* [GIVEN DATA]:
* * * *

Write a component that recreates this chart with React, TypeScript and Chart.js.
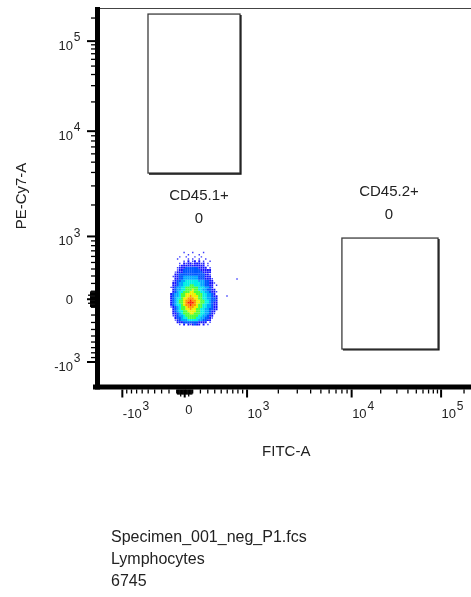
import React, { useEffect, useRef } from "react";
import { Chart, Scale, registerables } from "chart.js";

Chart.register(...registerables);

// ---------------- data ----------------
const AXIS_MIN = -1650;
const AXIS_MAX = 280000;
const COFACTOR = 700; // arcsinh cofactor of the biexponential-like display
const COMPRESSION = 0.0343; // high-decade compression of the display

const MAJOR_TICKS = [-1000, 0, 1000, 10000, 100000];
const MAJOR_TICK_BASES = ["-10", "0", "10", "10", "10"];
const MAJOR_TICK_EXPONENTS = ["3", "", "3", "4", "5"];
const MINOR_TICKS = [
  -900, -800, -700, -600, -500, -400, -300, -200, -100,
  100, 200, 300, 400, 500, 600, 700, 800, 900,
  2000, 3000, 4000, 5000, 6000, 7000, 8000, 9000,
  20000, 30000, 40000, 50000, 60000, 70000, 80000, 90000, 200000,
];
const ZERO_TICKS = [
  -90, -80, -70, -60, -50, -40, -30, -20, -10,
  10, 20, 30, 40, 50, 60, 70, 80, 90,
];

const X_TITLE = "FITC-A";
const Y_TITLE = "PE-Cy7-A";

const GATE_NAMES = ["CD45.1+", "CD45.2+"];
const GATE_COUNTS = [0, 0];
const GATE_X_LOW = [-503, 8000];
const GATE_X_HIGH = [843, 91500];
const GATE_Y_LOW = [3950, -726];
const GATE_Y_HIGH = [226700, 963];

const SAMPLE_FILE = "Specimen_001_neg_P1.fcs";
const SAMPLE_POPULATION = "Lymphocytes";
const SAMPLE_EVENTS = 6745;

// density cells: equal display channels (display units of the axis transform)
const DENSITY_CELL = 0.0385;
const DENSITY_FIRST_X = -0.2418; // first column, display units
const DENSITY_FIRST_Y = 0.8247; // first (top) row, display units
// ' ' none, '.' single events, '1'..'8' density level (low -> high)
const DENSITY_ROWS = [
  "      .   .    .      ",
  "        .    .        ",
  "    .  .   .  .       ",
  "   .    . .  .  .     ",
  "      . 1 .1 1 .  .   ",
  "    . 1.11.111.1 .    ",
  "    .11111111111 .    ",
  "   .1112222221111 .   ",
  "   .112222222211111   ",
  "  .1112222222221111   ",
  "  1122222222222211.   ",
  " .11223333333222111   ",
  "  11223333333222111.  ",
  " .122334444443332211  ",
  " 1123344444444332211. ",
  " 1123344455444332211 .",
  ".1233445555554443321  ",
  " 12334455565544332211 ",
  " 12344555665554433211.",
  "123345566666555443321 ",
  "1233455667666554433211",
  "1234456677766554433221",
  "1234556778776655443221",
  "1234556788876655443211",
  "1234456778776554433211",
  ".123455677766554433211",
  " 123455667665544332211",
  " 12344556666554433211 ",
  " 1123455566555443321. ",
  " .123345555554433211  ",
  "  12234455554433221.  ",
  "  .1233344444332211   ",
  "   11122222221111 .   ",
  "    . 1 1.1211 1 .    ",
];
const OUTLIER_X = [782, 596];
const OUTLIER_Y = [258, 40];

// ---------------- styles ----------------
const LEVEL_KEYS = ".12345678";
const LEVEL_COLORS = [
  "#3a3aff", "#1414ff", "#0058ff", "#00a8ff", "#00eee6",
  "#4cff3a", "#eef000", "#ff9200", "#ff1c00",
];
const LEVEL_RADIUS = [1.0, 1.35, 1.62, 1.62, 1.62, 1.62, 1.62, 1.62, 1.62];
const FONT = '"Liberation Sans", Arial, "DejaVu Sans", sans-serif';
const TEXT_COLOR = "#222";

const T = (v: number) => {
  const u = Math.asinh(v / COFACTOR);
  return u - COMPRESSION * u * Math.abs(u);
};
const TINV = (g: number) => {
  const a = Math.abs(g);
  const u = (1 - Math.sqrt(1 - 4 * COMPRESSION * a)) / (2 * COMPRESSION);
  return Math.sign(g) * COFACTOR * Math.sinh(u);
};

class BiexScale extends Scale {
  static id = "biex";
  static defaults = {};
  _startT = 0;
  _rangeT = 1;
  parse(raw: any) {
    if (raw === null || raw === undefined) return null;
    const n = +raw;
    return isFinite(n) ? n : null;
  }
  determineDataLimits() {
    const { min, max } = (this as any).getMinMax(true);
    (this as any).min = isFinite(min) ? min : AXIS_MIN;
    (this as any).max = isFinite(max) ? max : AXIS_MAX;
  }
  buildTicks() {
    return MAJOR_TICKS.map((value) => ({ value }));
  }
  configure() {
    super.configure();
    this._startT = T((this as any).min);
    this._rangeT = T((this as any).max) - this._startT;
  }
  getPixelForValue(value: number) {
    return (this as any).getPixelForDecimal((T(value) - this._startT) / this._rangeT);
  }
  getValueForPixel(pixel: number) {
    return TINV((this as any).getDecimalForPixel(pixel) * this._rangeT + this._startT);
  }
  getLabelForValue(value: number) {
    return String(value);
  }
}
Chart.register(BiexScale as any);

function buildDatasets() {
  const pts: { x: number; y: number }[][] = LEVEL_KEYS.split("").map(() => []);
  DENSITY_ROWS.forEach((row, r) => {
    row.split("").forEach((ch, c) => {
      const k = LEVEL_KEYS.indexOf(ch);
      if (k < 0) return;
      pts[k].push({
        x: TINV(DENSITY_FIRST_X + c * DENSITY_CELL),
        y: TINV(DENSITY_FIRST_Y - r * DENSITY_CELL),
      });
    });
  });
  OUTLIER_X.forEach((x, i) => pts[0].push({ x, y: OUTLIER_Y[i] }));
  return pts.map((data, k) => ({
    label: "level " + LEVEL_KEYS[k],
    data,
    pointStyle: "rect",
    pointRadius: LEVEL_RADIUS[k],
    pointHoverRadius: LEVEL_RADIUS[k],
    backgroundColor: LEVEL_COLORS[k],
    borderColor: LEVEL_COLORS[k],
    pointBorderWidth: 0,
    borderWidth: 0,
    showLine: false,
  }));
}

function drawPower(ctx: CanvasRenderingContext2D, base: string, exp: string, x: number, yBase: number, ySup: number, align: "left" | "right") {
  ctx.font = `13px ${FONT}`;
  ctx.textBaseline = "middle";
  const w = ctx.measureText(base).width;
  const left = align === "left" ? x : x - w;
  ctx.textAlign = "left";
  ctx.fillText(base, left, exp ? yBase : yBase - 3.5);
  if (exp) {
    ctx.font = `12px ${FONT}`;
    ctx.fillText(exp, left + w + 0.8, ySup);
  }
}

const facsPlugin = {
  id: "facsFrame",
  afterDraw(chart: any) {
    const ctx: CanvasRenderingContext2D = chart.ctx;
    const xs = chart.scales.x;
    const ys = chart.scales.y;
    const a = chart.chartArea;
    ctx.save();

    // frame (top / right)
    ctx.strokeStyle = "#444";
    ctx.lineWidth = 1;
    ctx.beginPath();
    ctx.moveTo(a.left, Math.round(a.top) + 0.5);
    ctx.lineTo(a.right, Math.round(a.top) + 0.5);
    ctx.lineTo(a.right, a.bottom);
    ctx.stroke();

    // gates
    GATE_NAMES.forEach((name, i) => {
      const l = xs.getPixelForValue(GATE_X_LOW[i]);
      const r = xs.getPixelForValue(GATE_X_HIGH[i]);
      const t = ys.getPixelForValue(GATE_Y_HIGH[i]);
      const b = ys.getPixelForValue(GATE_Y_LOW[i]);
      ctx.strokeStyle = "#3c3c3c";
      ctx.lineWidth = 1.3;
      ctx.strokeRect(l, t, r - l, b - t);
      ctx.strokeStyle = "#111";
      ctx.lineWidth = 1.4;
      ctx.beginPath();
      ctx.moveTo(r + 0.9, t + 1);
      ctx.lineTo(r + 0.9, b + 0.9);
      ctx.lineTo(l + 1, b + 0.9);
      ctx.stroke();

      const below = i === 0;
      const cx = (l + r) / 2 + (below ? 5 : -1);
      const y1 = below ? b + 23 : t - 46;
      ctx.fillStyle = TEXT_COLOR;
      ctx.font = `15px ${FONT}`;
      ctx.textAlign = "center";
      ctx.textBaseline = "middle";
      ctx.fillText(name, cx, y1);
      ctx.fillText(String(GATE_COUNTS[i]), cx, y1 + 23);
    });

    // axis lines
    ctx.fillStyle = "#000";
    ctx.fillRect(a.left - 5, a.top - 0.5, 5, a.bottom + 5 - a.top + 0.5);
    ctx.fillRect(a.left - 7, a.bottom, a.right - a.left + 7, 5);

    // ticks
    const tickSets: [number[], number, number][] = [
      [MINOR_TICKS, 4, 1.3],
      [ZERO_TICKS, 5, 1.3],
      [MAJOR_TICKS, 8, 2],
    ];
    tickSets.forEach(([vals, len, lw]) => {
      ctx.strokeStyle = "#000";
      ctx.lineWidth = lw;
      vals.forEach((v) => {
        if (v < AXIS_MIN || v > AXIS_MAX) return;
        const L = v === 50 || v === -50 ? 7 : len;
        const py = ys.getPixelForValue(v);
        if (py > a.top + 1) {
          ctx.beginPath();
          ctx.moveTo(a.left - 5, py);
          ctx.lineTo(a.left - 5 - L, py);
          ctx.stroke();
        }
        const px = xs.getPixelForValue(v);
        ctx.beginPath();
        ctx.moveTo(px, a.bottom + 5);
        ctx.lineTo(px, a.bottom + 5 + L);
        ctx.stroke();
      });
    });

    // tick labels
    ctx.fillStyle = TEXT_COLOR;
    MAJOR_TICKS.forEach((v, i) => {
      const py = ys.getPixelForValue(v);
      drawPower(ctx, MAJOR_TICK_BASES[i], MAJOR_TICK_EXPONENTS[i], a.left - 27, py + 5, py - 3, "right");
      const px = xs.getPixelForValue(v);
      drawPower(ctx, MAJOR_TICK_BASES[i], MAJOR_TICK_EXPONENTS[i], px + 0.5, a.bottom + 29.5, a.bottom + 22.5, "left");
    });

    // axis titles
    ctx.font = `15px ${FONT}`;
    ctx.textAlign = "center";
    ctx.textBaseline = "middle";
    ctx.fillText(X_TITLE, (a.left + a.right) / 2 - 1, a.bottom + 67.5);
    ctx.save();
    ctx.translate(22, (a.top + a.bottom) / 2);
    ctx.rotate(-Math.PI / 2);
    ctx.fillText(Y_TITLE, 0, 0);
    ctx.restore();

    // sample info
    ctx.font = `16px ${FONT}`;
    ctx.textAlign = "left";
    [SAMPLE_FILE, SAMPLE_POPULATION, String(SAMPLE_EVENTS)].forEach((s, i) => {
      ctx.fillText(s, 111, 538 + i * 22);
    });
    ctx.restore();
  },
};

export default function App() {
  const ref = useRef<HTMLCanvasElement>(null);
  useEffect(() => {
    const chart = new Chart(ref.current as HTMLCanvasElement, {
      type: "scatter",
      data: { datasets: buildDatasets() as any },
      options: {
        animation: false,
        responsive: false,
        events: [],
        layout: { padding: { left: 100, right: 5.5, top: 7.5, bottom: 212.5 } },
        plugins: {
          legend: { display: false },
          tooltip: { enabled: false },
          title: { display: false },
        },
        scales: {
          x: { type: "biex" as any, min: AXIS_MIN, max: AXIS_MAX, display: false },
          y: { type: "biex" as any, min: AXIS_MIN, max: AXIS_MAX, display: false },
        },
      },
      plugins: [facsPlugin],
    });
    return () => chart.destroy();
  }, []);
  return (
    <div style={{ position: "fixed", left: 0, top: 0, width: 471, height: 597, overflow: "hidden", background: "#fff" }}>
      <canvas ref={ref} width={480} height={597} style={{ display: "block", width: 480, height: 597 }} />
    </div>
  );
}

* * * *

* [SHORT EXERCISE]: Restate the data word for word from its first line through the line with "Chart.register(...registerables);", leaving out any picture along the way.

* [IN RESPONSE]:
Write a component that recreates this chart with React, TypeScript and Chart.js.
import React, { useEffect, useRef } from "react";
import { Chart, Scale, registerables } from "chart.js";

Chart.register(...registerables);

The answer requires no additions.